While no-one is preventing me from leaving the house and joining the party at a hot spot, my disability makes going out challenging. Needless to say with the biggest party night of the year looming, on 31 December I cannot wait for the clock to strike midnight.
Given that New Years’ Eve celebrations often consist of parties and concerts at nightclubs and other public venues, I often can't join my friends and ring in the new year with them because I walk with a limp and my muscles are weak, making long periods of time on my feet physically demanding.
Going to nightclubs has always been more tiring than a visit to the gym. Outside concerts where people have to sit on a field to watch the show is too uncomfortable due to my poor posture. Camping at a festival is too daunting for me to even consider attempting.
These challenges are made worse by the lack of accessibility at these venues. Making a venue accessible is expensive. It often involves structural changes to a building, such as putting in a ramp so that a wheelchair-user can access the different floors of a building or a bathroom that has the space to accommodate a wheelchair, among many other things.
In the meantime while venues are inaccessible, disabled people cannot enjoy that line-up of DJs who are advertised on those venues’ social media feeds. And it feels like we are being left out of the party of the year.
I have often felt depressed when I find myself alone on New Year’s Eve. I’m left questioning my self-worth, which is fueled by my feelings of isolation and loneliness.

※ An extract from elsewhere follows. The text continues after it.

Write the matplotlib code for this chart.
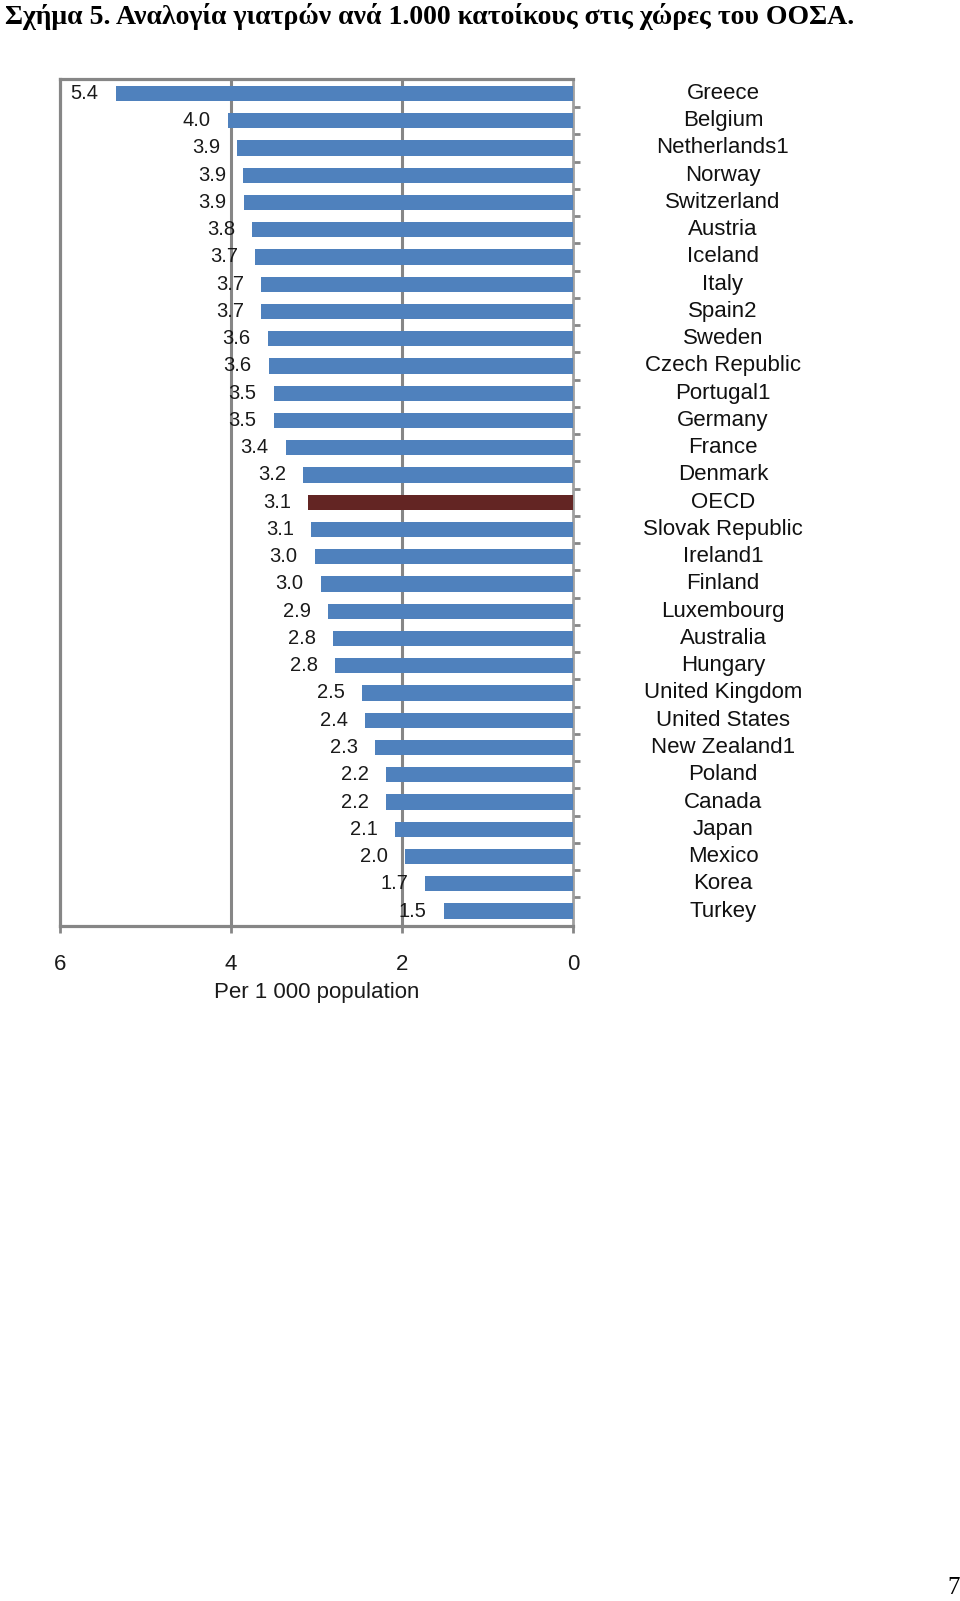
import numpy as np
import matplotlib.pyplot as plt
from matplotlib.transforms import blended_transform_factory

# Γιατροί ανά 1.000 κατοίκους (OECD)
countries = ['Greece', 'Belgium', 'Netherlands1', 'Norway', 'Switzerland', 'Austria',
             'Iceland', 'Italy', 'Spain2', 'Sweden', 'Czech Republic', 'Portugal1',
             'Germany', 'France', 'Denmark', 'OECD', 'Slovak Republic', 'Ireland1',
             'Finland', 'Luxembourg', 'Australia', 'Hungary', 'United Kingdom',
             'United States', 'New Zealand1', 'Poland', 'Canada', 'Japan', 'Mexico',
             'Korea', 'Turkey']
# μήκη ράβδων όπως διαβάζονται από την εικόνα
values = [5.35, 4.04, 3.93, 3.86, 3.85, 3.75, 3.72, 3.65, 3.65, 3.57, 3.56, 3.50,
          3.50, 3.36, 3.16, 3.10, 3.06, 3.02, 2.95, 2.87, 2.81, 2.78, 2.47, 2.43,
          2.31, 2.19, 2.19, 2.08, 1.96, 1.73, 1.51]
value_labels = ['5.4', '4.0', '3.9', '3.9', '3.9', '3.8', '3.7', '3.7', '3.7', '3.6',
                '3.6', '3.5', '3.5', '3.4', '3.2', '3.1', '3.1', '3.0', '3.0', '2.9',
                '2.8', '2.8', '2.5', '2.4', '2.3', '2.2', '2.2', '2.1', '2.0', '1.7', '1.5']
x_ticks = [6, 4, 2, 0]

title = 'Σχήμα 5. Αναλογία γιατρών ανά 1.000 κατοίκους στις χώρες του ΟΟΣΑ.'

blue = '#4f81bd'
oecd_col = '#632523'
gray = '#868686'

fig = plt.figure(figsize=(9.6, 16.01), dpi=100)
ax = fig.add_axes([60 / 960, 1 - 926 / 1601, (573 - 60) / 960, (926 - 79) / 1601])

n = len(countries)
y = np.arange(n)
colors = []
for c in countries:
    if c == 'OECD':
        colors.append(oecd_col)
    else:
        colors.append(blue)

ax.barh(y, values, height=0.56, color=colors, zorder=3)

for i in range(n):
    ax.text(values[i] + 0.2, y[i], value_labels[i], ha='right', va='center',
            fontsize=14.5, family='Liberation Sans', color='#1a1a1a', zorder=4)

ax.set_xlim(6, 0)
ax.set_ylim(n - 0.45, -0.53)
ax.set_xticks(x_ticks)
ax.set_xticklabels([str(t) for t in x_ticks], fontsize=16, family='Liberation Sans',
                   color='#1a1a1a')
ax.tick_params(axis='x', length=5, width=2, color=gray, pad=15)
ax.set_xlabel('Per 1 000 population', fontsize=16, family='Liberation Sans',
              color='#1a1a1a', labelpad=5)

ax.yaxis.tick_right()
ax.set_yticks(np.arange(0.5, n - 1, 1))
ax.set_yticklabels([])
ax.tick_params(axis='y', length=5, width=2, color=gray)

for s in ax.spines.values():
    s.set_color(gray)
    s.set_linewidth(2.3)
ax.spines['right'].set_color('#a0a0a0')
ax.spines['right'].set_linewidth(2)

for gx in [4, 2]:
    ax.axvline(gx, color=gray, linewidth=2.2, zorder=1)

# ονόματα χωρών στα δεξιά
tr = blended_transform_factory(fig.transFigure, ax.transData)
for i in range(n):
    ax.text(723 / 960, y[i], countries[i], transform=tr, ha='center', va='center',
            fontsize=16, family='Liberation Sans', color='#111111', clip_on=False)

fig.text(5 / 960, 1 - 16 / 1601, title, ha='left', va='center', fontsize=20,
         family='Liberation Serif', weight='bold')
fig.text(954 / 960, 1 - 1588 / 1601, '7', ha='center', va='center', fontsize=18,
         family='Liberation Serif')

fig.savefig('out.png', dpi=100)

Like adding salt to my wound, I’ve heard loud music and people cheering, and seen firework displays from my house. I do not want to be at home on a night when people, especially my friends, are out having the time of their lives.
There is a consolation, though. As the years have come and gone and I have grown into a woman in her thirties, going to the biggest parties to bring in the new year now means less to me. I have realised that spending the night with loved ones and watching a movie can be just as fun.
While I still feel a pang of sadness on this hyped-up night of the year, I know that my circumstances could be a lot worse: I could be locked away in an attic like Cinderella, while everyone else enjoyed a fun night out.